Die Erholunsgzone vor dem D4 Gebäude über dem Brunnen.

Abstracts

  • Jan Greve - The use of Riordan arrays for the prior likelihood conflict in species sampling models

    We introduce a tool developed in combinatorics called the Riordan array in a problem called “prior-likelihood conflict” in Bayesian clustering.
    Various Bayesian clustering models that tackle the species sampling problems are equipped with a prior distribution on partitions of n data which is a finite-dimensional distribution of a stochastic process on the Young lattice. This distribution can be considered as the set of all Markov processes of central growth of Young diagrams starting at the empty set and terminated after the n-th step. The probability of such a process depends only on the shape of the terminating Young diagram.
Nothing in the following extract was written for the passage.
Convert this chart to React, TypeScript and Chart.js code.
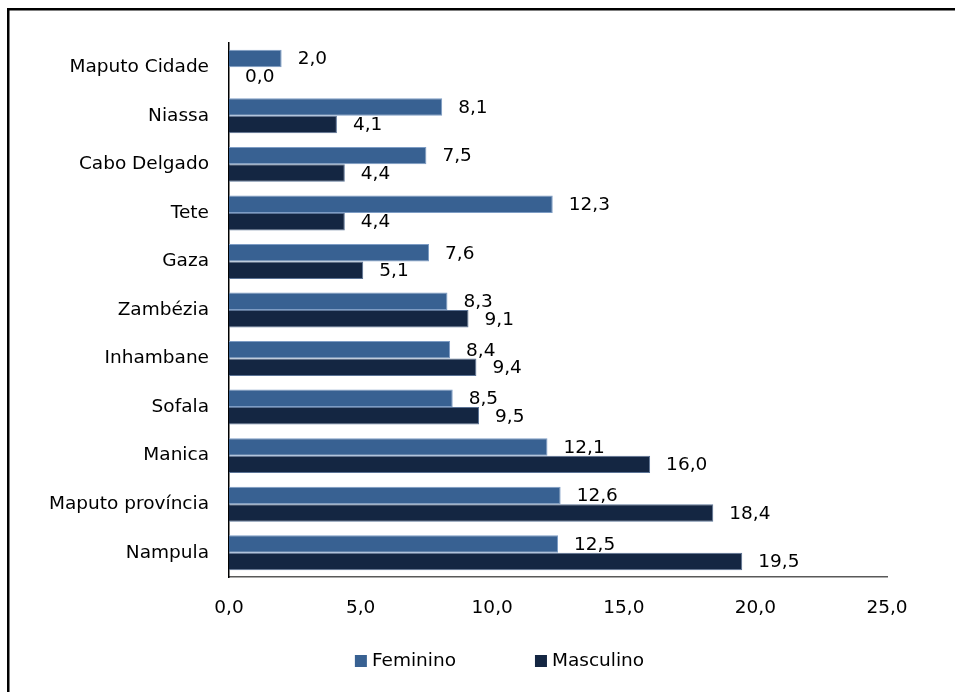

    Various limits of this process have been studied as an asymptotic combinatorial problem and it is known that for sufficiently large n, all such processes terminate at Young diagrams of similar shape. For this reason, the prior distribution on partitions of n is necessarily biased, sometimes to such an extent that information from the likelihood is hardly incorporated into the posterior. To account for this conflict, we introduce Riordan arrays to facilitate model-free and efficient computation of various summary statistics on the aforementioned prior distribution to assess the extent of biasedness in the prior.

  • Daniel Winkler - Arianna - A Domain-Specific Language for MCMC Algorithms

    The development of MCMC algorithms involves an implementation in a mathematical language, in addition to one in a programming language. Often a third version is written in a faster, lower-level language (e.g., R with C++). This development cycle comes with obvious drawbacks.  It requires a separate manual code “translation” for each programming language, which may lead to errors and does not scale.

    Our contribution is a system for MCMC algorithms based on domain-specific languages (DSLs). DSLs are special-purpose languages, designed for one narrow task (e.g.: SQL). Our DSL allows the implementation of algorithms using mathematical notation, which is then translated to the users’ preferred language (e.g.: R, Julia, MATLAB).

    Our DSL constitutes a concise, easily comprehensible, and extensible yet powerful system to streamline MCMC development. While researchers retain complete control over the algorithm, highly optimized backends (e.g. GPU) can be provided by domain specialists.